*Exercise:* Transcribe every line from the top down to the line with "(s1.south |- 0,391.5)", both ends included, but not the pictures.
%%
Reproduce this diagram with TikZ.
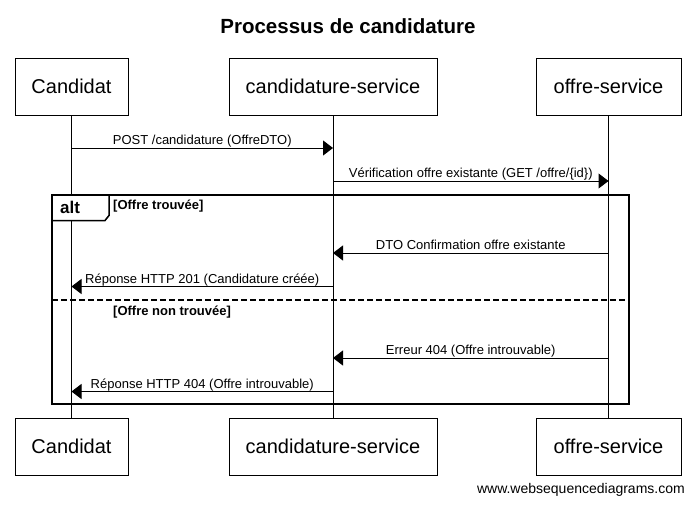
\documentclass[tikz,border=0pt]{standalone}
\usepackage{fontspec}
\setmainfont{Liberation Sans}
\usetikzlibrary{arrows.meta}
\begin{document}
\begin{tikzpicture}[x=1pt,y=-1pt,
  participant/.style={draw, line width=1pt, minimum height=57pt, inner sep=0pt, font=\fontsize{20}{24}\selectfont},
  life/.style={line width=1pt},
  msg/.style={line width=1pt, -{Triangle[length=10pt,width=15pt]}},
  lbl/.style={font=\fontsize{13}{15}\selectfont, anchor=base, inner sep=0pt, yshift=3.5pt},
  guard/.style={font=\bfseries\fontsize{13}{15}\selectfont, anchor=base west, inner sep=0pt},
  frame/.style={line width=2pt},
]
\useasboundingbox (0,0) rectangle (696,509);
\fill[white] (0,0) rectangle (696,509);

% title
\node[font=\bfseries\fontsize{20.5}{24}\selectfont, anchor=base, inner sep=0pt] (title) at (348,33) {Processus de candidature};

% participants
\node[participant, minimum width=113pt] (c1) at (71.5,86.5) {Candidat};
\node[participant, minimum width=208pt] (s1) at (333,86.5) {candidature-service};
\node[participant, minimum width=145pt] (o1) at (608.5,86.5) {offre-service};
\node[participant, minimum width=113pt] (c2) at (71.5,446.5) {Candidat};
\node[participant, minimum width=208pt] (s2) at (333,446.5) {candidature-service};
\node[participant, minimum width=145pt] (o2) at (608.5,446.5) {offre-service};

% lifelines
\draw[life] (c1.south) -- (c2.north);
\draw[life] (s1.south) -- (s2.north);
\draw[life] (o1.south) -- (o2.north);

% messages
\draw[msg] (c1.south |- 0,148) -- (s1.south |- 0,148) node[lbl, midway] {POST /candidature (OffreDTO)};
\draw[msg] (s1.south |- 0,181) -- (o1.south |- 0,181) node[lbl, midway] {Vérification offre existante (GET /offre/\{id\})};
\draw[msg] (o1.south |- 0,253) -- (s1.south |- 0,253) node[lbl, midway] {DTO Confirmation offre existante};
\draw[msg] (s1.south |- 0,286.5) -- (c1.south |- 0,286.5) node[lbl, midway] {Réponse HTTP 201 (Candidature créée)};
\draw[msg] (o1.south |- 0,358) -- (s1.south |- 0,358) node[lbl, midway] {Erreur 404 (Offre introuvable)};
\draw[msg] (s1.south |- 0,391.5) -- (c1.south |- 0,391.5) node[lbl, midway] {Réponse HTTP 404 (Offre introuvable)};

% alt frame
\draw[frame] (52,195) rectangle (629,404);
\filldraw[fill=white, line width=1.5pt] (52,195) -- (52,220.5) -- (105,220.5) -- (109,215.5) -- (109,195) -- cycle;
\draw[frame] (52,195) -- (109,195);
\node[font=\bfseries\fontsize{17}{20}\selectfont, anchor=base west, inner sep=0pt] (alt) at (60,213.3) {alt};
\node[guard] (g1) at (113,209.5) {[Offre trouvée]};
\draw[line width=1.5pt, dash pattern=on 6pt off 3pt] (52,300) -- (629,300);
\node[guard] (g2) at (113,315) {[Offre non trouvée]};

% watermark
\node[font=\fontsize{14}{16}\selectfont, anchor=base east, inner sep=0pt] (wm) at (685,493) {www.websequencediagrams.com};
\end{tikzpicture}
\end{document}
%%
*Exercise result:*
Reproduce this diagram with TikZ.
\documentclass[tikz,border=0pt]{standalone}
\usepackage{fontspec}
\setmainfont{Liberation Sans}
\usetikzlibrary{arrows.meta}
\begin{document}
\begin{tikzpicture}[x=1pt,y=-1pt,
  participant/.style={draw, line width=1pt, minimum height=57pt, inner sep=0pt, font=\fontsize{20}{24}\selectfont},
  life/.style={line width=1pt},
  msg/.style={line width=1pt, -{Triangle[length=10pt,width=15pt]}},
  lbl/.style={font=\fontsize{13}{15}\selectfont, anchor=base, inner sep=0pt, yshift=3.5pt},
  guard/.style={font=\bfseries\fontsize{13}{15}\selectfont, anchor=base west, inner sep=0pt},
  frame/.style={line width=2pt},
]
\useasboundingbox (0,0) rectangle (696,509);
\fill[white] (0,0) rectangle (696,509);

% title
\node[font=\bfseries\fontsize{20.5}{24}\selectfont, anchor=base, inner sep=0pt] (title) at (348,33) {Processus de candidature};

% participants
\node[participant, minimum width=113pt] (c1) at (71.5,86.5) {Candidat};
\node[participant, minimum width=208pt] (s1) at (333,86.5) {candidature-service};
\node[participant, minimum width=145pt] (o1) at (608.5,86.5) {offre-service};
\node[participant, minimum width=113pt] (c2) at (71.5,446.5) {Candidat};
\node[participant, minimum width=208pt] (s2) at (333,446.5) {candidature-service};
\node[participant, minimum width=145pt] (o2) at (608.5,446.5) {offre-service};

% lifelines
\draw[life] (c1.south) -- (c2.north);
\draw[life] (s1.south) -- (s2.north);
\draw[life] (o1.south) -- (o2.north);

% messages
\draw[msg] (c1.south |- 0,148) -- (s1.south |- 0,148) node[lbl, midway] {POST /candidature (OffreDTO)};
\draw[msg] (s1.south |- 0,181) -- (o1.south |- 0,181) node[lbl, midway] {Vérification offre existante (GET /offre/\{id\})};
\draw[msg] (o1.south |- 0,253) -- (s1.south |- 0,253) node[lbl, midway] {DTO Confirmation offre existante};
\draw[msg] (s1.south |- 0,286.5) -- (c1.south |- 0,286.5) node[lbl, midway] {Réponse HTTP 201 (Candidature créée)};
\draw[msg] (o1.south |- 0,358) -- (s1.south |- 0,358) node[lbl, midway] {Erreur 404 (Offre introuvable)};
\draw[msg] (s1.south |- 0,391.5) -- (c1.south |- 0,391.5) node[lbl, midway] {Réponse HTTP 404 (Offre introuvable)};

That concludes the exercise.